Inflation remains the primary issue. Policymakers are tightening monetary which may cause short-term economic harm, including for developing economies that may struggle to make debt payments. The ongoing war in Ukraine has exacerbated inflation by driving up food and energy costs, especially in Europe., If global financial conditions have to tighten too much to suppress inflation, it’s not out of the question that the global economy contracts in 2022 and 2023.
In the U.S., inflation continues to carve away at consumer sentiment. According to the Consumer Price Index, inflation came in at 9.0% year over year in June, the highest rate since the early 80s. As a result, consumer confidence, as measured by the University of Michigan Consumer Sentiment Index, was down 37.1% year over year in July, just above the lowest level recorded in the 70-year history of the series (the lowest reading was recorded in June 2022).

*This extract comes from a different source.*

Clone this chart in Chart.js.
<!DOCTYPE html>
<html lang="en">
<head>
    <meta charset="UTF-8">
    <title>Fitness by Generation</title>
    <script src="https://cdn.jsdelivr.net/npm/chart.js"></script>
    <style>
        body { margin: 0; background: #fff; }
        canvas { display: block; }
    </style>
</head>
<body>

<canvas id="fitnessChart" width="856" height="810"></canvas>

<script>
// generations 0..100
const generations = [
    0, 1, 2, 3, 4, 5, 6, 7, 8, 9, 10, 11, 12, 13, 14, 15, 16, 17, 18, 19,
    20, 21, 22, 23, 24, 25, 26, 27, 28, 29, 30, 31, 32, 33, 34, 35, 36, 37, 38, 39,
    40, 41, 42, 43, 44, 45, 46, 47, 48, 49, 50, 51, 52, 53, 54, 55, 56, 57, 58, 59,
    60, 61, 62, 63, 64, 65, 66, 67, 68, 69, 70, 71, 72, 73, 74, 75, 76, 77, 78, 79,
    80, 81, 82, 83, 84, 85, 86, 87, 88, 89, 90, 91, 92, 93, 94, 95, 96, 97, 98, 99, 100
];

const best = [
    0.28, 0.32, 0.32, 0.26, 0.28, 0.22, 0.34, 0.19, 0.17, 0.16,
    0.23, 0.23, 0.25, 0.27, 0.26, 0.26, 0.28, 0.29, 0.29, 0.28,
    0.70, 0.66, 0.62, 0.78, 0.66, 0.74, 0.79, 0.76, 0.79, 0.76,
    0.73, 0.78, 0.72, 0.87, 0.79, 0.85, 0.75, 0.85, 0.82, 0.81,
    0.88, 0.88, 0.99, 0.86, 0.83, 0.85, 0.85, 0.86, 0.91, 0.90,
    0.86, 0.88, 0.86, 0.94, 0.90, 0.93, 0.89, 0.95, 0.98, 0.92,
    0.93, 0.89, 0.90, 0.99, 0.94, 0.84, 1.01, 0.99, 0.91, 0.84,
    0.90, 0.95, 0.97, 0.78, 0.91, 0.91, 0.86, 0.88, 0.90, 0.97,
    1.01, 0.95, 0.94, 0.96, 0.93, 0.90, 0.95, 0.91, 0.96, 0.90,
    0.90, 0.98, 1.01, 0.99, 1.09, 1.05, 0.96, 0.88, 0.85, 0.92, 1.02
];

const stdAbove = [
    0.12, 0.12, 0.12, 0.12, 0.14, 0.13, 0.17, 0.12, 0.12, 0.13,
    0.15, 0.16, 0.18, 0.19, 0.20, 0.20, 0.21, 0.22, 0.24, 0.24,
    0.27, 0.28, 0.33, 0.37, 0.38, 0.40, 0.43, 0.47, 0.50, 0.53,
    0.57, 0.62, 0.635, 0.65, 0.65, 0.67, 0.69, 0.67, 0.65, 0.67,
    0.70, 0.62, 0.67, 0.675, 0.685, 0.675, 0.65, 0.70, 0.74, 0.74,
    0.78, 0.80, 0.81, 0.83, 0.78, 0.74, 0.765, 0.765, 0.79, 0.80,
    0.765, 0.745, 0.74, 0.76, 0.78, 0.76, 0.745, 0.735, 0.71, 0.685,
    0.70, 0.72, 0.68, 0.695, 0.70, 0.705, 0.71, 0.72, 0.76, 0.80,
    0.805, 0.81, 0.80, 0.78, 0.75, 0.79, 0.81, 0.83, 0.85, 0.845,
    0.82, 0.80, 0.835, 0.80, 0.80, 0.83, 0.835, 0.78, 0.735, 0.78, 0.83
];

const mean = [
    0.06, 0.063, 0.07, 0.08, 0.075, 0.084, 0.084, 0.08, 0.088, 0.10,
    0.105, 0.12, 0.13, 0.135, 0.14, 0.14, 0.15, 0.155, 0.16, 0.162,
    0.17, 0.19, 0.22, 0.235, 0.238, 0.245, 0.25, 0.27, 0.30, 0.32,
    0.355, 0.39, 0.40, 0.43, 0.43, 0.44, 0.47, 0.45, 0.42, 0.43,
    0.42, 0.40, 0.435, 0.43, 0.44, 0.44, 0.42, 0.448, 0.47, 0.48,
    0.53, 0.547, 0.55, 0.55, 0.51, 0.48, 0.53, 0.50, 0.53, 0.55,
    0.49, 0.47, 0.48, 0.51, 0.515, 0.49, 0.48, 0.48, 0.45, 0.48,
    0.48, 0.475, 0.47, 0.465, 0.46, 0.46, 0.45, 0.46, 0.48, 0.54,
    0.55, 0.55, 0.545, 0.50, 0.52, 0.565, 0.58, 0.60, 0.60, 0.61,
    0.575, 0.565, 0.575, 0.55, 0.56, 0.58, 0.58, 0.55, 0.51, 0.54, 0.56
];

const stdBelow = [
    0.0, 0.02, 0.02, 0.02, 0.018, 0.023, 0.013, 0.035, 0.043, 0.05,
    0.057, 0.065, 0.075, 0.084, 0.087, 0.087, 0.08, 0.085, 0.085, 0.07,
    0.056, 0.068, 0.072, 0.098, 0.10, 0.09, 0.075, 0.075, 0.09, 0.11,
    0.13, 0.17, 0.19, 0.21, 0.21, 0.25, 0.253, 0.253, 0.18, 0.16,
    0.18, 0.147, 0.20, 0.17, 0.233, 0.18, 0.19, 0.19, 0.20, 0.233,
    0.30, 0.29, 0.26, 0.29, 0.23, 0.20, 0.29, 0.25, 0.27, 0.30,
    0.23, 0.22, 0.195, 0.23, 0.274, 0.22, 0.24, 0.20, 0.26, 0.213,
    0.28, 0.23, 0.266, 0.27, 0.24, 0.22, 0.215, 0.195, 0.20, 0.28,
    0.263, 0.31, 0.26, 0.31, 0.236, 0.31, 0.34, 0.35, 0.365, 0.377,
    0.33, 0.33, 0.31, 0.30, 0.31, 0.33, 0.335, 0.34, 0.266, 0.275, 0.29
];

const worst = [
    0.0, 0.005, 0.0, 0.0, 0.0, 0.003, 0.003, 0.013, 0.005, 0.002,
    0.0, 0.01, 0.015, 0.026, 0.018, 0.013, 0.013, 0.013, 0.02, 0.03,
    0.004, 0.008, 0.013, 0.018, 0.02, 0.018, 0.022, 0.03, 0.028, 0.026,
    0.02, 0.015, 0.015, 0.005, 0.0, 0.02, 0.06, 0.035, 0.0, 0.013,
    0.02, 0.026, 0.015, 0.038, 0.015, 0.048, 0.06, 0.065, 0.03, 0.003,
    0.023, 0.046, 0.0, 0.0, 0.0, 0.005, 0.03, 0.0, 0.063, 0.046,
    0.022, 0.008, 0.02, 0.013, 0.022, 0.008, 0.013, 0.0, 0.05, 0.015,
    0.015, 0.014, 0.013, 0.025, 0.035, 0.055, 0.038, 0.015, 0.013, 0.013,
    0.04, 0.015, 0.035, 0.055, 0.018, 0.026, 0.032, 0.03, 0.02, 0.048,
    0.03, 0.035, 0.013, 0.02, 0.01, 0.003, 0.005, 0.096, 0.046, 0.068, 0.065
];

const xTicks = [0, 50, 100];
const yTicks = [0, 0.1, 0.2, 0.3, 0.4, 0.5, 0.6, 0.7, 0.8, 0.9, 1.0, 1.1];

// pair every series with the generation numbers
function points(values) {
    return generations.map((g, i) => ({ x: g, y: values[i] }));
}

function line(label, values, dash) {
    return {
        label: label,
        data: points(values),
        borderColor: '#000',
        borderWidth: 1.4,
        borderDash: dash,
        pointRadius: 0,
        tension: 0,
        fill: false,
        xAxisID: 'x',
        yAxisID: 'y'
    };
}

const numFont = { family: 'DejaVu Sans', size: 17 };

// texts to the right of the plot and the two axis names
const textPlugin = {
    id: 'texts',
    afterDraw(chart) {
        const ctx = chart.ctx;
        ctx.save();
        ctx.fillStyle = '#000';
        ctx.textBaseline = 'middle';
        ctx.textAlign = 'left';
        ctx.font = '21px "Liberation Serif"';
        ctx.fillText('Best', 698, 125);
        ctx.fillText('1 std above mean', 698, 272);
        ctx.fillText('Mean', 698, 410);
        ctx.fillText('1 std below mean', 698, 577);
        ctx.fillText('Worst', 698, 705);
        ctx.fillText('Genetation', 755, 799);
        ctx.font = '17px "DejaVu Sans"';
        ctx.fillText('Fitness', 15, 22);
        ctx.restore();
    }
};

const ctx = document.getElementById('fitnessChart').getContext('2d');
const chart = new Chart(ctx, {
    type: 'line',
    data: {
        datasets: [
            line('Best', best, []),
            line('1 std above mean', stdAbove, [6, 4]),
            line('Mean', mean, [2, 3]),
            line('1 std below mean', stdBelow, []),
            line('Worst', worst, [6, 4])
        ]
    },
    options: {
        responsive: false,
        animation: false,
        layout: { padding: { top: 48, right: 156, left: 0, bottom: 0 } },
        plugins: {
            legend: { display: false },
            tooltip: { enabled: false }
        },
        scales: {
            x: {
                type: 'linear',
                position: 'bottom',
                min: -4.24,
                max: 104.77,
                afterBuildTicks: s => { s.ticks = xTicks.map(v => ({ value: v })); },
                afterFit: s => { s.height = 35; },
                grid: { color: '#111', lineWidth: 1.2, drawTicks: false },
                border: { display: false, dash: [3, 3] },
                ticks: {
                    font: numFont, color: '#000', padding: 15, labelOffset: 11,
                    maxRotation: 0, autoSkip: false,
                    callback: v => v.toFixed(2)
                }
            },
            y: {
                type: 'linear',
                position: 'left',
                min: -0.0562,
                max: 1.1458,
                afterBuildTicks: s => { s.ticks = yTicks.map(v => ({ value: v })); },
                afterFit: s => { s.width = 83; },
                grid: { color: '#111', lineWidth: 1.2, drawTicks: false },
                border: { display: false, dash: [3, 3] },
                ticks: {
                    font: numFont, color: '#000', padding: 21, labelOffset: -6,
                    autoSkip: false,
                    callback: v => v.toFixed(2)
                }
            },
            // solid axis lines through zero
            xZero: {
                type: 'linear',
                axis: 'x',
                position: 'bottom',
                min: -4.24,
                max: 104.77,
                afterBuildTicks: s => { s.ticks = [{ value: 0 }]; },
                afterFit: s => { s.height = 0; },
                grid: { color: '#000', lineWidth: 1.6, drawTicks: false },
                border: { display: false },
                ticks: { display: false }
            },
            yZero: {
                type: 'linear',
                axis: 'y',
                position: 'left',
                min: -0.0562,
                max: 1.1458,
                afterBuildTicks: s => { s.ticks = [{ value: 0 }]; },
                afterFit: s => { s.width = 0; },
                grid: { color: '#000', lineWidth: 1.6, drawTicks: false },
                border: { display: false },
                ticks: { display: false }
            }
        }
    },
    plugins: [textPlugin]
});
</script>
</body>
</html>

While GDP has now contracted in two consecutive quarters, U.S. employers have added more than 1.1 million jobs in the second quarter and the unemployment rate remains at 3.6%, significantly below historical norms.
Oil prices have fallen pretty sharply from their early June peak, and prices for several other commodities, like steel, lumber, wheat, and soybeans, have seen double-digit percentage declines in futures markets in recent weeks. The second quarter GDP report also showed falling consumer spending on goods, which should have a moderating effect on prices.
Whether inflation has peaked or not, the outlook continues to be defined by downside risks, including a surprisingly weak Chinese economy, the war in Ukraine, a stagnant U.S. labor force, and demographic challenges facing many of the world’s largest economies.